I think it comes down to understanding the problem that a day tank is intended to address, figuring out whether that's a risk for you given your boating practices, and whether a day tank or lots of filtering is the more practical solution.
Our boats take on fuel and burn through it on a regular basis, and our boats pretty much all have multi-stage filtration to protect the engine and keep it running under most circumstances. The problem, I believe, is when normal circumstances turn into abnormal circumstances, and I think that happens one of two ways:
1) You take on a load of bad fuel, and your otherwise clean supply of fuel turns into a dirty supply of fuel. Your filters start plugging up in minutes or hours rather than months or years.
2) You have accumulated crud in the bottom of your tank, but it conveniently stays at the bottom out of the way of normal fuel flow. Then, you find yourself in exceptionally rough seas, and all the crap that used to live benignly at the bottom of your tanks begins to get stirred up. Once again, you filters start plugging up in minutes or hours rather than months or years.
In both cases, there are fundamentally two ways to deal with it.
1) Carry lots of filters, and just keep changing them. The hope is that the process of filter changes doesn't place you in any danger, and that you have enough filters to clean up the fuel before you run out and stall for good. Taking care to buy clean fuel, drain water and gunk, etc. all help minimize the risks of this ever happening.
2) Protect against the problem in the first place with a day tank. Ensure than nothing other than filtered and transferred fuel ever goes into the day tank, and run your engines (with normal 2 stage filtering) from the day tank. This prevents contamination in your big tanks from getting into the day tank, and shields you from the two risk factors above. But it's not free of all risk. Crud can still accumulate in your day tank, so it needs to be maintained just like any other tank. The advantage is that it is much smaller, so if accumulated crud does get stirred up, it takes less filtration to clean it up, so fewer filter changes before you are running clean again. Also, if you have crap in your main tanks, it has to be filtered while transferring it to the day tank. So you will consume filters making the transfer. But the advantage is that it's a single pass transfer, where without a day tank your engine is circulating lots of fuel continuously so will plug filters faster. And another advantage is that you can change any transfer filters at your leisure without engine shut down.
So I really think both are viable strategies to keep your boat running when faced with bad fuel. There are arguably advantages to a day tank, but it comes at the price of an extra tank, transfer pumps, extra filters, and more complex operation. But unless you are doing serious open water cruising, I don't see it being a worthwhile feature, and very few sub 60' boats are doing serious open water cruising.
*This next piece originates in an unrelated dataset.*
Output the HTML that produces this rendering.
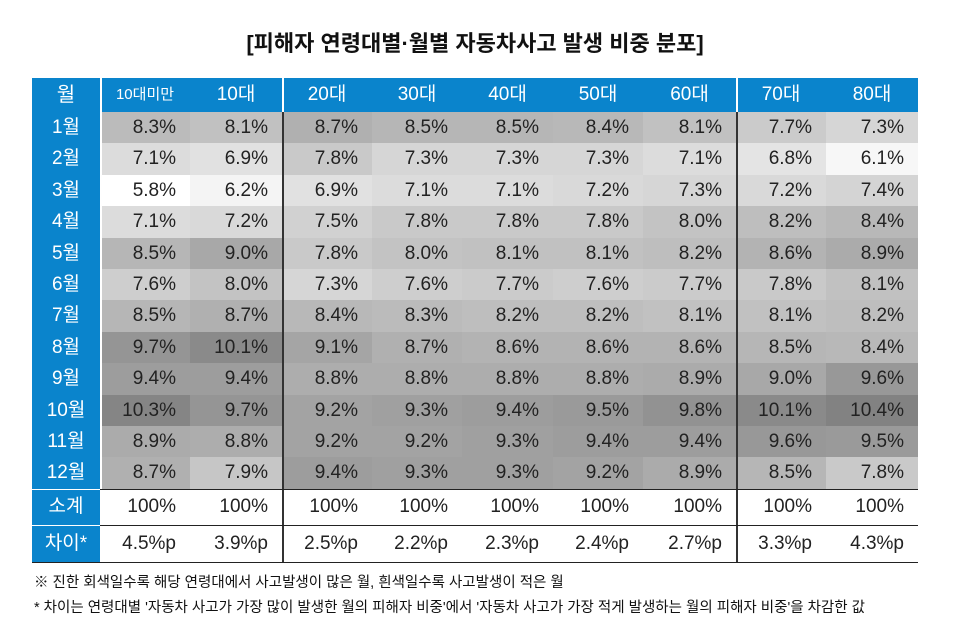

And plenty of 60' (give or take) boats doing open water cruising do NOT have day tanks and survive just fine. By way of example, the Nordhavn 55/60/63 boats like mine are NOT set up for day tank operation, and they regularly cross oceans. With some minor equipment and operational adjustments you can run with a day tank, and that's what I've elected to do, but 95% of the fleet do not, and just rely of keeping their tanks clean, buying fuel from reputable suppliers, and carrying lots of filters just in case.